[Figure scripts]
######

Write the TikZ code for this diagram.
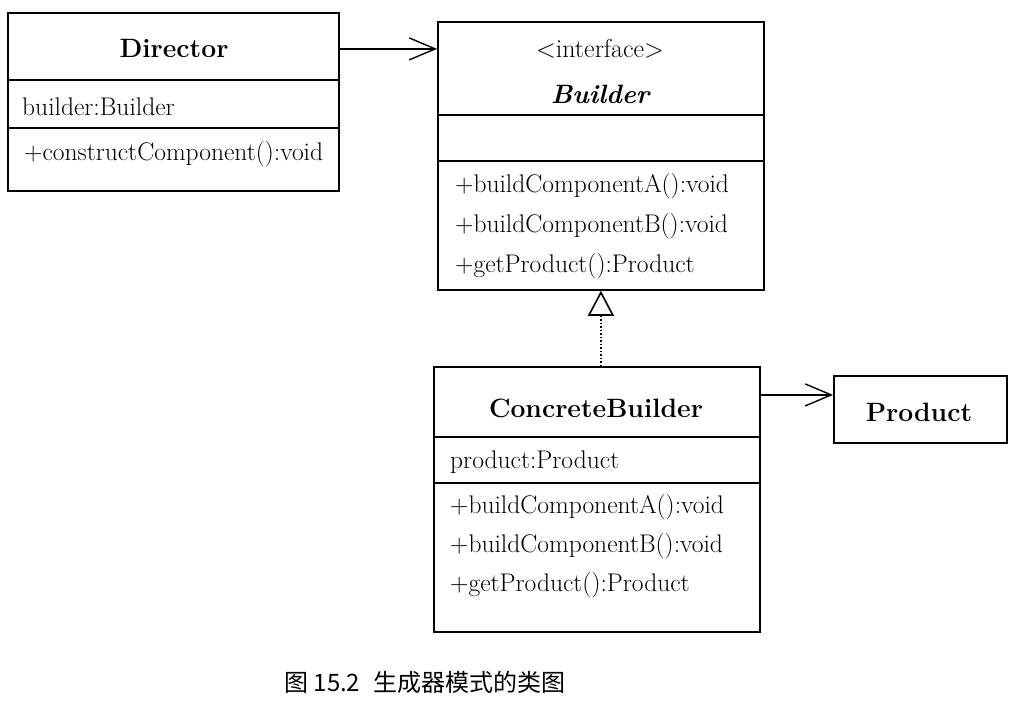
\documentclass[tikz,border=0pt]{standalone}
\usepackage{fontspec}
\usetikzlibrary{arrows.meta}
\newfontfamily\cjk{Noto Sans CJK SC}

\begin{document}
\begin{tikzpicture}[x=1pt, y=-1pt,
    box/.style={draw, line width=1.8pt, inner sep=0pt, anchor=north west, minimum width=#1},
    title/.style={inner sep=0pt, font=\fontsize{26.5}{30}\selectfont\bfseries},
    member/.style={anchor=west, inner sep=0pt, font=\fontsize{25.5}{28}\selectfont},
    assoc/.style={line width=1.4pt, -{Straight Barb[length=26pt, width=22pt, line width=1.4pt]}},
    real/.style={line width=1.4pt, dash pattern=on 1.5pt off 2pt, -{Triangle[open, length=25pt, width=26pt, line width=1.6pt]}}]
      \useasboundingbox (0,0) rectangle (1013,702);
      \node[box=331pt, minimum height=67pt] (director) at (7,12) {};
      \node[box=331pt, minimum height=48pt] (directorattr) at (7,79) {};
      \node[box=331pt, minimum height=63pt] (directorops) at (7,127) {};
      \node[title] (directorname) at (174,48) {Director};
      \node[member] (directorfield) at (22,107) {builder:Builder};
      \node[member] (directorop) at (24,154) {+constructComponent():void};

      \node[box=326pt, minimum height=93pt] (builder) at (437,21) {};
      \node[box=326pt, minimum height=46pt] (builderattr) at (437,114) {};
      \node[box=326pt, minimum height=129pt] (builderops) at (437,160) {};
      \node[inner sep=0pt, font=\fontsize{26}{30}\selectfont] (stereotype) at (600,49) {<interface>};
      \node[title] (buildername) at (600,94) {\itshape Builder};
      \foreach \txt [count=\i] in {{+buildComponentA():void}, {+buildComponentB():void}, {+getProduct():Product}}{
          \node[member] (builderop\i) at (455,146+40*\i) {\txt};
      }

      \node[box=326pt, minimum height=70pt] (concrete) at (433,366) {};
      \node[box=326pt, minimum height=46pt] (concreteattr) at (433,436) {};
      \node[box=326pt, minimum height=149pt] (concreteops) at (433,482) {};
      \node[title] (concretename) at (596,408) {ConcreteBuilder};
      \node[member] (concretefield) at (450,462) {product:Product};
      \foreach \txt [count=\i] in {{+buildComponentA():void}, {+buildComponentB():void}, {+getProduct():Product}}{
          \node[member] (concreteop\i) at (450,468+39*\i) {\txt};
      }

      \node[box=173pt, minimum height=67pt] (product) at (833,375) {};
      \node[title] (productname) at (919,412) {Product};

      \coordinate (dirarrow) at ([yshift=-2.5pt]director.east);
      \draw[assoc] (dirarrow) -- (dirarrow -| builder.west);
      \coordinate (cbarrow) at ([yshift=7pt]concrete.east);
      \draw[assoc] (cbarrow) -- (cbarrow -| product.west);
      \draw[real] (builderops.south |- concrete.north) -- (builderops.south);

      \node[font=\cjk\fontsize{24}{28}\selectfont] (caption) at (425,682) {图 15.2\hspace{8pt} 生成器模式的类图};
  \end{tikzpicture}
\end{document}
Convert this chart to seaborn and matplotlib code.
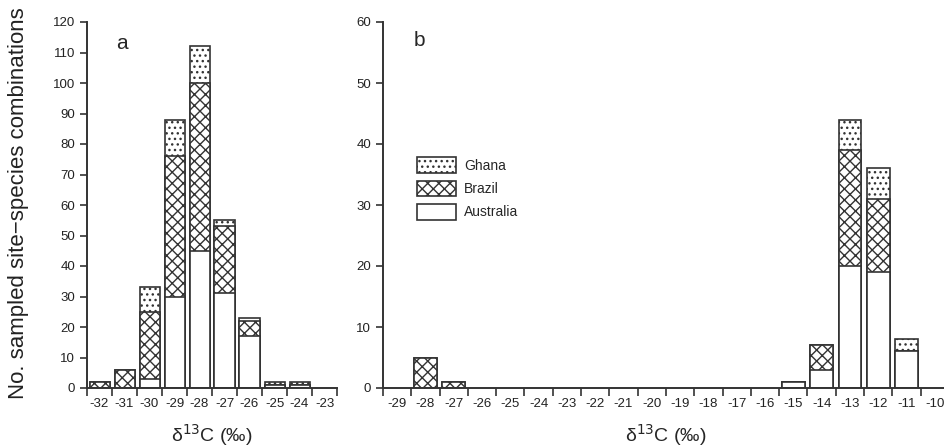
import matplotlib
matplotlib.use("Agg")
import matplotlib.pyplot as plt
from matplotlib.patches import Patch
import seaborn as sns
import numpy as np
import pandas as pd

# ---- data (counts) ----
cats_a = [-32, -31, -30, -29, -28, -27, -26, -25, -24, -23]
aus_a = [0, 0, 3, 30, 45, 31, 17, 1, 1, 0]
bra_a = [2, 6, 22, 46, 55, 22, 5, 0, 0, 0]
gha_a = [0, 0, 8, 12, 12, 2, 1, 1, 1, 0]

cats_b = list(range(-29, -9))
aus_b = [0, 0, 0, 0, 0, 0, 0, 0, 0, 0, 0, 0, 0, 0, 1, 3, 20, 19, 6, 0]
bra_b = [0, 5, 1, 0, 0, 0, 0, 0, 0, 0, 0, 0, 0, 0, 0, 4, 19, 12, 0, 0]
gha_b = [0, 0, 0, 0, 0, 0, 0, 0, 0, 0, 0, 0, 0, 0, 0, 0, 5, 5, 2, 0]

series = ["Ghana", "Brazil", "Australia"]

sns.set_theme(style="ticks")
plt.rcParams["font.family"] = ["Liberation Sans", "DejaVu Sans"]
plt.rcParams["hatch.linewidth"] = 1.0
plt.rcParams["axes.edgecolor"] = "#333333"
plt.rcParams["axes.linewidth"] = 1.4

EC = "#333333"
H_DOT = "..."
H_X = "xxx"
fig = plt.figure(figsize=(9.45, 4.47), dpi=100)
W, H = 945, 447
y0, y1 = 388, 22
ax_a = fig.add_axes([87 / W, 1 - y0 / H, 250 / W, (y0 - y1) / H])
ax_b = fig.add_axes([383 / W, 1 - y0 / H, 566 / W, (y0 - y1) / H])


def draw(ax, cats, aus, bra, gha, ymax):
    labels = [str(c) for c in cats]
    aus = np.array(aus)
    bra = np.array(bra)
    gha = np.array(gha)
    layers = [
        (aus + bra + gha, H_DOT),
        (aus + bra, H_X),
        (aus, ""),
    ]
    for vals, hatch in layers:
        df = pd.DataFrame({"c": labels, "v": vals})
        df = df[df["v"] > 0]
        sns.barplot(data=df, x="c", y="v", order=labels, ax=ax, width=0.8,
                    color="white", edgecolor=EC, linewidth=1.2, hatch=hatch,
                    errorbar=None, saturation=1)
    n = len(cats)
    ax.set_xlim(-0.5, n - 0.5)
    ax.set_ylim(0, ymax)
    ax.set_xlabel("δ$^{13}$C (‰)", fontsize=14, labelpad=9)
    ax.set_ylabel("")
    ax.set_xticks(range(n))
    ax.set_xticklabels(labels, fontsize=9.5)
    ax.set_xticks(np.arange(-0.5, n, 1.0), minor=True)
    ax.tick_params(axis="x", which="major", length=0, pad=7, colors="#222222")
    ax.tick_params(axis="x", which="minor", length=6, width=1.2, color=EC, direction="out")
    ax.set_yticks(np.arange(0, ymax + 1, 10))
    ax.tick_params(axis="y", length=5, width=1.2, labelsize=9.5, color=EC,
                   direction="out", labelcolor="#222222")
    sns.despine(ax=ax)


draw(ax_a, cats_a, aus_a, bra_a, gha_a, 120)
draw(ax_b, cats_b, aus_b, bra_b, gha_b, 60)

ax_a.text(0.14, 0.94, "a", transform=ax_a.transAxes, fontsize=15, va="center", ha="center")
ax_b.text(0.065, 0.95, "b", transform=ax_b.transAxes, fontsize=15, va="center", ha="center")

handles = [Patch(facecolor="white", edgecolor=EC, hatch=h, linewidth=1.2, label=l)
           for h, l in zip([H_DOT, H_X, ""], series)]
ax_b.legend(handles=handles, loc="upper left", bbox_to_anchor=(0.05, 0.645),
            frameon=False, fontsize=10, handlelength=2.8, handleheight=1.35,
            handletextpad=0.6, labelspacing=0.55, borderaxespad=0)

fig.text(19 / W, 1 - 203 / H, "No. sampled site−species combinations",
         rotation=90, ha="center", va="center", fontsize=16, color="#222222")

fig.savefig("out.png", dpi=100)
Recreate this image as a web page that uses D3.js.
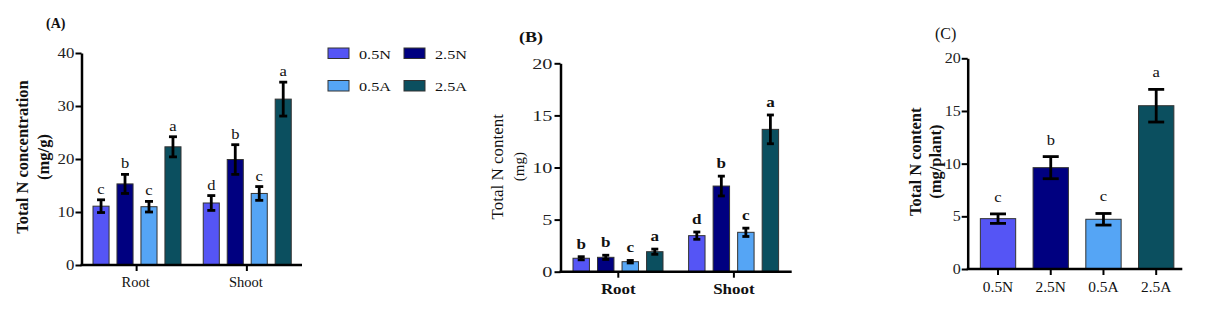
<!DOCTYPE html>
<html>
<head>
<meta charset="utf-8">
<script src="https://cdn.jsdelivr.net/npm/d3@7"></script>
<style>
    body { margin: 0; background: #fff; }
    svg { display: block; }
</style>
</head>
<body>
<div id="chart"></div>
<script>
// Declare data.
const SERIES = ['0.5N', '2.5N', '0.5A', '2.5A'];
const COLORS = ['#5555f5', '#000080', '#55a5f5', '#0b4f5f'];
const ORGANS = ['Root', 'Shoot'];

// (A) total N concentration (mg/g), rows = organs, cols = series
const concMean = [[11.1, 15.3, 11.0, 22.3], [11.7, 19.9, 13.5, 31.3]];
const concErr = [[1.2, 1.8, 1.0, 1.9], [1.4, 2.8, 1.3, 3.2]];
const concLetters = [['c', 'b', 'c', 'a'], ['d', 'b', 'c', 'a']];
const concTicks = [0, 10, 20, 30, 40];

// (B) total N content (mg)
const contMean = [[1.29, 1.38, 0.96, 1.92], [3.46, 8.22, 3.78, 13.66]];
const contErr = [[0.15, 0.2, 0.12, 0.25], [0.35, 0.95, 0.4, 1.38]];
const contLetters = [['b', 'b', 'c', 'a'], ['d', 'b', 'c', 'a']];
const contTicks = [0, 5, 10, 15, 20];

// (C) total N content (mg/plant)
const plantMean = [4.78, 9.62, 4.72, 15.5];
const plantErr = [0.45, 1.05, 0.55, 1.55];
const plantLetters = ['c', 'b', 'c', 'a'];
const plantTicks = [0, 5, 10, 15, 20];

const FONT = "'Liberation Serif', 'Times New Roman', serif";

const svg = d3.select('#chart').append('svg')
    .attr('width', 1231)
    .attr('height', 320);

// Helper: text with optional horizontal stretch / rotation.
const addText = (x, y, str, o = {}) => {
    const sx = o.sx || 1;
    const t = svg.append('text')
        .attr('transform', o.rot
            ? `translate(${x},${y}) scale(${sx},1) rotate(-90)`
            : `translate(${x},${y}) scale(${sx},1)`)
        .attr('text-anchor', o.anchor || 'middle')
        .style('font-family', FONT)
        .style('font-size', (o.size || 14) + 'px')
        .style('font-weight', o.weight || 'normal')
        .attr('fill', '#111')
        .text(str);
    if (o.rot) t.attr('dy', '0.35em');
    return t;
};

// Helper: left axis.
const drawYAxis = (x, y, ticks, size, sx) => {
    const g = svg.append('g')
        .attr('transform', `translate(${x},0)`)
        .call(d3.axisLeft(y).tickValues(ticks).tickSize(6).tickSizeOuter(0).tickPadding(0));
    g.attr('font-family', null).attr('font-size', null);
    g.select('.domain').attr('stroke', '#000').attr('stroke-width', 2.5);
    g.selectAll('.tick line').attr('stroke', '#000').attr('stroke-width', 2);
    g.selectAll('.tick text')
        .style('font-family', FONT)
        .style('font-size', size + 'px')
        .attr('fill', '#222')
        .attr('transform', `scale(${sx},1)`);
    return g;
};

// Helper: bottom axis line + ticks at given x positions.
const drawXAxis = (x0, x1, y0, tickXs) => {
    svg.append('line')
        .attr('x1', x0 - 1).attr('x2', x1)
        .attr('y1', y0).attr('y2', y0)
        .attr('stroke', '#000').attr('stroke-width', 2.5);
    svg.selectAll(null)
        .data(tickXs)
        .join('line')
        .attr('x1', d => d).attr('x2', d => d)
        .attr('y1', y0).attr('y2', y0 + 6)
        .attr('stroke', '#000').attr('stroke-width', 2);
};

// Helper: bars + error bars + letters.
const drawBars = (recs, y, bw, capW, letterOpt, letterOff) => {
    svg.append('g').selectAll('rect')
        .data(recs)
        .join('rect')
        .attr('x', d => d.x)
        .attr('y', d => y(d.mean))
        .attr('width', bw)
        .attr('height', d => y(0) - y(d.mean))
        .attr('fill', d => COLORS[d.s])
        .attr('stroke', '#333')
        .attr('stroke-width', 1);

    const eg = svg.append('g')
        .attr('stroke', '#000')
        .attr('stroke-width', 2.8);
    recs.forEach(d => {
        const cx = d.x + bw / 2;
        eg.append('line')
            .attr('x1', cx).attr('x2', cx)
            .attr('y1', y(d.mean - d.err)).attr('y2', y(d.mean + d.err));
        [d.mean - d.err, d.mean + d.err].forEach(v => {
            eg.append('line')
                .attr('x1', cx - capW / 2).attr('x2', cx + capW / 2)
                .attr('y1', y(v)).attr('y2', y(v));
        });
        addText(cx, y(d.mean + d.err) - letterOff, d.letter, letterOpt);
    });
};

// ---------- Panel A ----------
const yA = d3.scaleLinear().domain([0, 40]).range([265, 53]);
const xA = d3.scaleBand().domain(ORGANS).range([81.5, 302]);
const xAsub = d3.scaleBand().domain(SERIES).range([11.5, 99.5]).paddingInner(0.33);
const recsA = [];
ORGANS.forEach((o, i) => SERIES.forEach((s, j) => recsA.push({
    x: xA(o) + xAsub(s), s: j, mean: concMean[i][j], err: concErr[i][j], letter: concLetters[i][j]
})));
drawBars(recsA, yA, xAsub.bandwidth(), 8, {size: 15, sx: 1.1}, 6);
drawYAxis(81.5, yA, concTicks, 14, 1.2);
drawXAxis(81.5, 302, yA(0), ORGANS.map(o => xA(o) + xA.bandwidth() / 2));
ORGANS.forEach(o => addText(xA(o) + xA.bandwidth() / 2 - 1, 287, o, {size: 14.5}));
addText(46, 28, '(A)', {size: 14, weight: 'bold', anchor: 'start'});
addText(22, 157, 'Total N concentration', {size: 16.5, weight: 'bold', rot: true});
addText(43, 157, '(mg/g)', {size: 16.5, weight: 'bold', rot: true});

// Legend
const legend = svg.append('g');
SERIES.forEach((s, i) => {
    const lx = 328 + (i % 2) * 76;
    const ly = 48 + Math.floor(i / 2) * 32.5;
    legend.append('rect')
        .attr('x', lx).attr('y', ly)
        .attr('width', 21).attr('height', 10.5)
        .attr('fill', COLORS[i])
        .attr('stroke', '#333').attr('stroke-width', 1);
    addText(lx + 31, ly + 10.5, s, {size: 13.5, sx: 1.2, anchor: 'start'});
});

// ---------- Panel B ----------
const yB = d3.scaleLinear().domain([0, 20]).range([271.7, 63.3]);
const xB = d3.scaleBand().domain(ORGANS).range([560.5, 791.7]);
const xBsub = d3.scaleBand().domain(SERIES).range([12.5, 102.5]).paddingInner(0.33);
const recsB = [];
ORGANS.forEach((o, i) => SERIES.forEach((s, j) => recsB.push({
    x: xB(o) + xBsub(s), s: j, mean: contMean[i][j], err: contErr[i][j], letter: contLetters[i][j]
})));
drawBars(recsB, yB, xBsub.bandwidth(), 7, {size: 15.5, weight: 'bold', sx: 1.1}, 8);
drawYAxis(560.5, yB, contTicks, 15, 1.35);
drawXAxis(560.5, 791.7, yB(0), ORGANS.map(o => xB(o) + xB.bandwidth() / 2));
ORGANS.forEach(o => addText(xB(o) + xB.bandwidth() / 2, 294, o, {size: 14.5, weight: 'bold', sx: 1.17}));
addText(519, 42, '(B)', {size: 15, weight: 'bold', anchor: 'start', sx: 1.2});
addText(497, 166.7, 'Total N content', {size: 17, rot: true});
addText(519, 166.7, '(mg)', {size: 15, rot: true});

// ---------- Panel C ----------
const yC = d3.scaleLinear().domain([0, 20]).range([269, 58.3]);
const xC = d3.scaleBand().domain(SERIES).range([967.7, 1182.3])
    .paddingInner(0.33).paddingOuter(0.2).align(0.6);
const recsC = SERIES.map((s, j) => ({
    x: xC(s), s: j, mean: plantMean[j], err: plantErr[j], letter: plantLetters[j]
}));
drawBars(recsC, yC, xC.bandwidth(), 16, {size: 15, sx: 1.1}, 12);
drawYAxis(967.7, yC, plantTicks, 14, 1.15);
drawXAxis(967.7, 1182.3, yC(0), SERIES.map(s => xC(s) + xC.bandwidth() / 2));
SERIES.forEach(s => addText(xC(s) + xC.bandwidth() / 2, 291.5, s, {size: 14, sx: 1.1}));
addText(935, 39, '(C)', {size: 16, anchor: 'start'});
addText(915, 161.7, 'Total N content', {size: 16.5, weight: 'bold', rot: true});
addText(935, 161.7, '(mg/plant)', {size: 16.5, weight: 'bold', rot: true});
</script>
</body>
</html>
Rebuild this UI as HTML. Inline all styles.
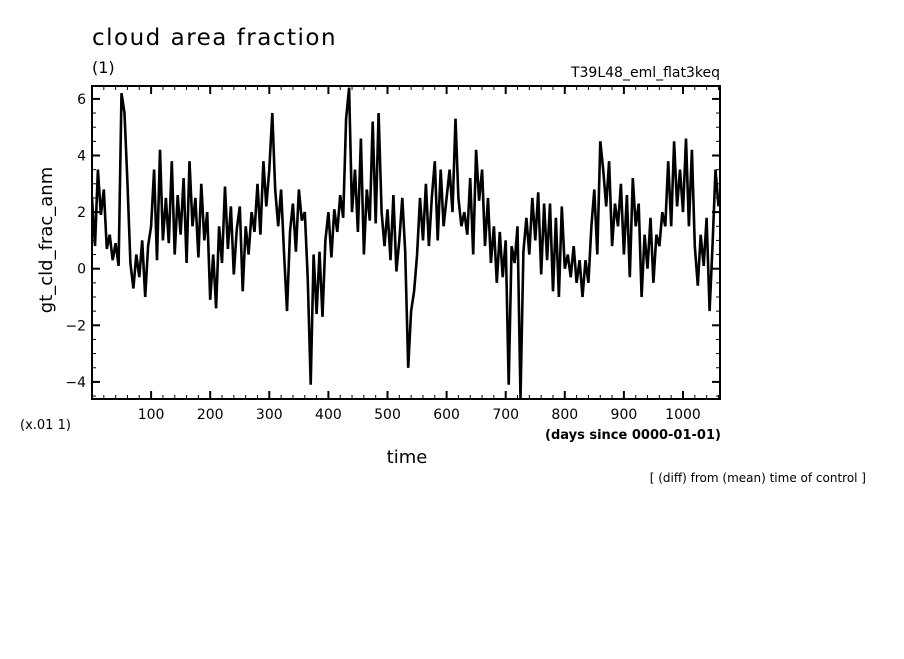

######

Without the pictures, repeat the entries above line by line, from the first through the one that contains "(directorop) at (24,154)", both ends included.

Write the TikZ code for this diagram.
\documentclass[tikz,border=0pt]{standalone}
\usepackage{fontspec}
\usetikzlibrary{arrows.meta}
\newfontfamily\cjk{Noto Sans CJK SC}

\begin{document}
\begin{tikzpicture}[x=1pt, y=-1pt,
    box/.style={draw, line width=1.8pt, inner sep=0pt, anchor=north west, minimum width=#1},
    title/.style={inner sep=0pt, font=\fontsize{26.5}{30}\selectfont\bfseries},
    member/.style={anchor=west, inner sep=0pt, font=\fontsize{25.5}{28}\selectfont},
    assoc/.style={line width=1.4pt, -{Straight Barb[length=26pt, width=22pt, line width=1.4pt]}},
    real/.style={line width=1.4pt, dash pattern=on 1.5pt off 2pt, -{Triangle[open, length=25pt, width=26pt, line width=1.6pt]}}]
      \useasboundingbox (0,0) rectangle (1013,702);
      \node[box=331pt, minimum height=67pt] (director) at (7,12) {};
      \node[box=331pt, minimum height=48pt] (directorattr) at (7,79) {};
      \node[box=331pt, minimum height=63pt] (directorops) at (7,127) {};
      \node[title] (directorname) at (174,48) {Director};
      \node[member] (directorfield) at (22,107) {builder:Builder};
      \node[member] (directorop) at (24,154) {+constructComponent():void};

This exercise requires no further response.